2300 Jahre Rechtsgeschichte spannend erzählt
Curt Riess nimmt uns in diesem Buch auf eine Reise durch mehr als zweitausend Jahre Rechtsgeschichte, berichtet über berühmte Prozesse und ihre Hintergründe. Der Großteil der Prozesse stammt aus dem 20. ...

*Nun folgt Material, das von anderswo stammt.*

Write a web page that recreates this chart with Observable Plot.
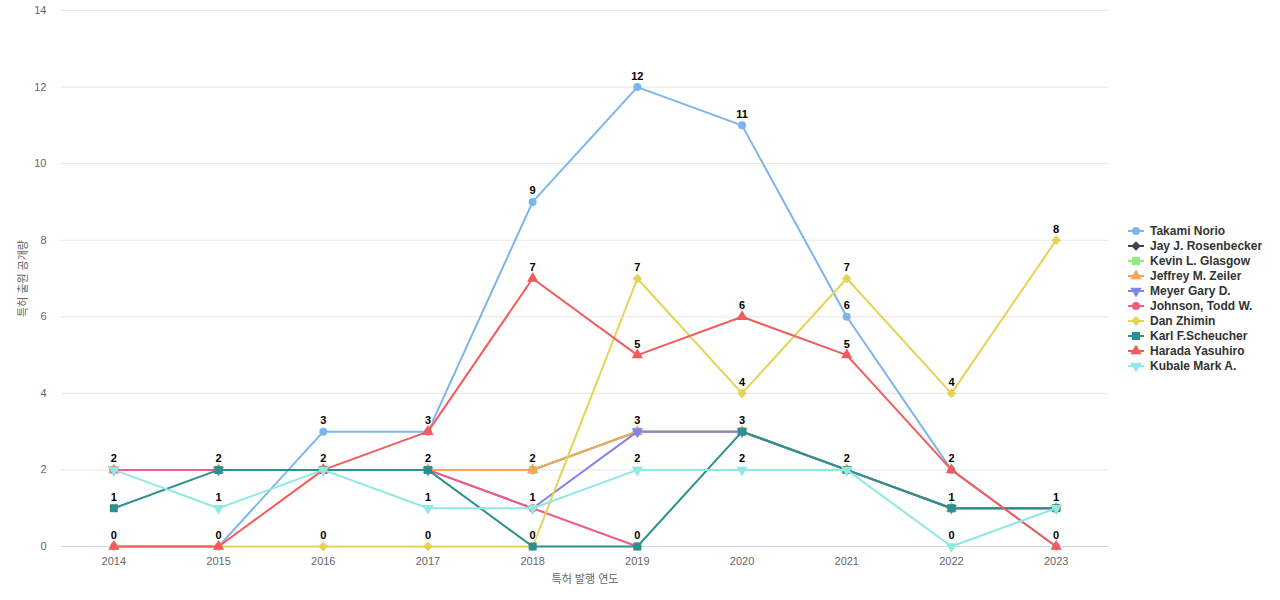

Curt Riess nimmt uns in diesem Buch auf eine Reise durch mehr als zweitausend Jahre Rechtsgeschichte, berichtet über berühmte Prozesse und ihre Hintergründe. Der Großteil der Prozesse stammt aus dem 20. Jahrhundert, davor beginnen wir bei Sokrates (399 v. Chr) und werden literarische Zeugen solch unterschiedlicher Fälle wie dem von Jesus, Jeanne d'Arc, Maria Stuart oder Jud Süß. Es gibt gerade in den früheren hier berichteten Fälle viele, in denen die Justiz als williges Werkzeug genommen wurde, um politische Anliegen durchzusetzen und/oder sich unliebsamer Gegner zu entledigen. Dann gibt es Fälle wie den von Oscar Wilde, wo die damals herrschende Moral einen Menschen zerstörte, reine Kriminalfälle (Dr. Crippen, Henri Landru), politische Vergehen (Mata Hari, Hitlerputsch), die Schauprozesse der abscheulichen Nazi- und Stalindiktaturen, und jene berühmten Prozesse der Nachkriegszeit, die der Welt die unbeschreiblichen Naziverbrechen vor Augen führten (Nürnberg, Eichmannprozeß). Es ist also eine gelungene Mischung aus den verschiedensten Fällen und Angeklagten und so werden die unterschiedlichen Aspekte von Rechtswesen und Geschichte anschaulich dargestellt.
Curt Riess tut dies in einem erfreulichen Schreibstil. Er setzt den jeweiligen Fall in Kontext, beschreibt neben den jeweiligen Angeklagten auch, falls relevant, Richter oder Anwälte genauer, verleiht diesen Prozessen eine persönlichere Note. Er schafft es hervorragend, komplexe Informationen auf recht knappem Raum (zwischen 19 und 40 Seiten pro Prozeß) gut verständlich darzustellen. Seine Erzählweise ist farbig, man sieht die Szenerie gut vor sich und wer denkt, daß die Juristerei ein trockenes Fach ist, der wird hier eindeutig eines Besseren belehrt. Ab und an werden Auszüge aus Befragungen, Urteilsbegründungen, Plädoyers oder Worten der Angeklagten zitiert, meistens aber fungiert Riess gewissermaßen als unser Prozeßbeoachter. Er bettet die Prozesse in ihre Vorgeschichte ein, gibt auch ab und an einen kurzen Abriß über Folgeereignisse. So schafft er ein umfassendes, in vielen Facetten informatives Werk, dass sich zudem noch sehr unterhaltsam lesen läßt.